11.4 Waiver and Cumulative Remedies. No failure or delay by either party in exercising any right under this Agreement shall constitute a waiver of that right. Other than as expressly stated herein, the remedies provided herein are in addition to, and not exclusive of, any other remedies of a party at law or in equity.
11.5 Severability. If any provision of this Agreement is held by a court of competent jurisdiction to be contrary to law, the provision shall be modified by the court and interpreted so as best to accomplish the objectives of the original provision to the fullest extent permitted by law, and the remaining provisions of this Agreement shall remain in effect.

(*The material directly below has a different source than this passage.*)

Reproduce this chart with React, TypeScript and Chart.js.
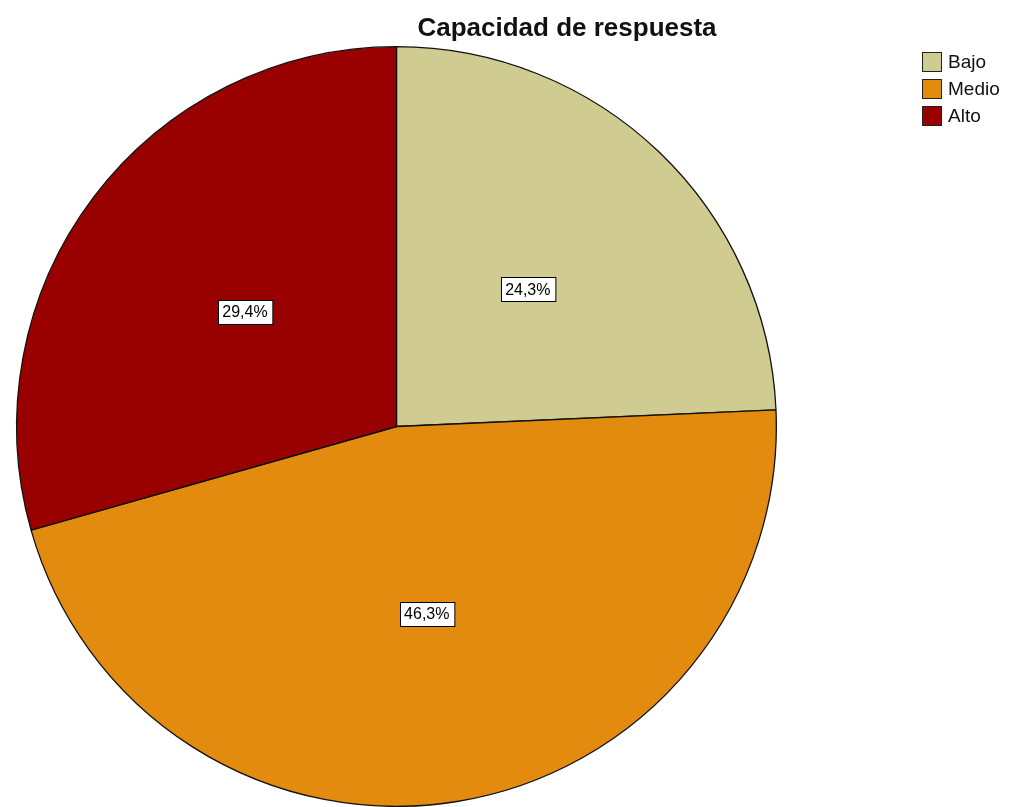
import React, { useEffect, useRef } from "react";
import { Chart, registerables } from "chart.js";

Chart.register(...registerables);

const chartTitle = "Capacidad de respuesta";
const categories = ["Bajo", "Medio", "Alto"];
const percentages = [24.3, 46.3, 29.4];
const sliceColors = ["#D0CB90", "#E38B0E", "#990000"];

const FONT = "'Liberation Sans', Arial, Helvetica, sans-serif";

const fmt = (v: number) => v.toFixed(1).replace(".", ",") + "%";

export default function App() {
  const ref = useRef<HTMLCanvasElement>(null);

  useEffect(() => {
    document.body.style.margin = "0";
    const canvas = ref.current;
    if (!canvas) return;

    const overlay = {
      id: "overlay",
      afterDatasetsDraw(chart: any) {
        const ctx = chart.ctx as CanvasRenderingContext2D;
        const meta = chart.getDatasetMeta(0);
        ctx.save();
        // slice labels
        ctx.font = `16px ${FONT}`;
        ctx.textAlign = "center";
        ctx.textBaseline = "middle";
        meta.data.forEach((arc: any, i: number) => {
          const p = arc.tooltipPosition();
          const txt = fmt(percentages[i]);
          const w = ctx.measureText(txt).width + 9;
          const h = 24;
          const x = Math.round(p.x - w / 2) + 0.5;
          const y = Math.round(p.y - h / 2) + 0.5;
          ctx.fillStyle = "#ffffff";
          ctx.fillRect(x, y, w, h);
          ctx.strokeStyle = "#000000";
          ctx.lineWidth = 1;
          ctx.strokeRect(x, y, w, h);
          ctx.fillStyle = "#000000";
          ctx.fillText(txt, p.x, p.y + 1);
        });

        // title
        ctx.font = `bold 26px ${FONT}`;
        ctx.fillStyle = "#111111";
        ctx.textAlign = "center";
        ctx.textBaseline = "middle";
        ctx.fillText(chartTitle, 567, 29);

        // legend
        ctx.font = `19px ${FONT}`;
        ctx.textAlign = "left";
        categories.forEach((c, i) => {
          const by = 52 + i * 27;
          ctx.fillStyle = sliceColors[i];
          ctx.fillRect(922.5, by + 0.5, 19, 19);
          ctx.strokeStyle = "#222222";
          ctx.lineWidth = 1;
          ctx.strokeRect(922.5, by + 0.5, 19, 19);
          ctx.fillStyle = "#111111";
          ctx.fillText(c, 948, by + 11);
        });
        ctx.restore();
      },
    };

    const chart = new Chart(canvas, {
      type: "pie",
      data: {
        labels: categories,
        datasets: [
          {
            data: percentages,
            backgroundColor: sliceColors,
            borderColor: "#111111",
            borderWidth: 1.3,
          },
        ],
      },
      options: {
        responsive: false,
        animation: false,
        devicePixelRatio: 1,
        rotation: 0,
        layout: { padding: { top: 46, bottom: 0, left: 15, right: 235 } },
        plugins: {
          legend: { display: false },
          title: { display: false },
          tooltip: { enabled: false },
        },
      },
      plugins: [overlay],
    });
    return () => chart.destroy();
  }, []);

  return (
    <div style={{ position: "absolute", left: 0, top: 0, width: 1013, height: 807, overflow: "hidden", background: "#fff" }}>
      <canvas ref={ref} width={1013} height={807} style={{ display: "block" }} />
    </div>
  );
}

11.6 Assignment. Neither party may assign any of its rights or obligations hereunder, whether by operation of law or otherwise, without the prior written consent of the other party (not to be unreasonably withheld). Notwithstanding the foregoing, either party may assign this Agreement in its entirety, without consent of the other party, in connection with a merger, acquisition, corporate reorganization, or sale of all or substantially all of its assets not involving a direct competitor of the other party. Any attempt by a party to assign its rights or obligations under this Agreement in breach of this section shall be void and of no effect. Subject to the foregoing, this Agreement shall bind and inure to the benefit of the parties, their respective successors and permitted assigns.
11.7 Governing Law. This Agreement shall be governed exclusively by the laws of the Republic of Singapore.
11.8 Venue. The courts located in the Republic of Singapore shall have exclusive jurisdiction to adjudicate any dispute arising out of or relating to this Agreement. Each party hereby consents to the exclusive jurisdiction of such courts.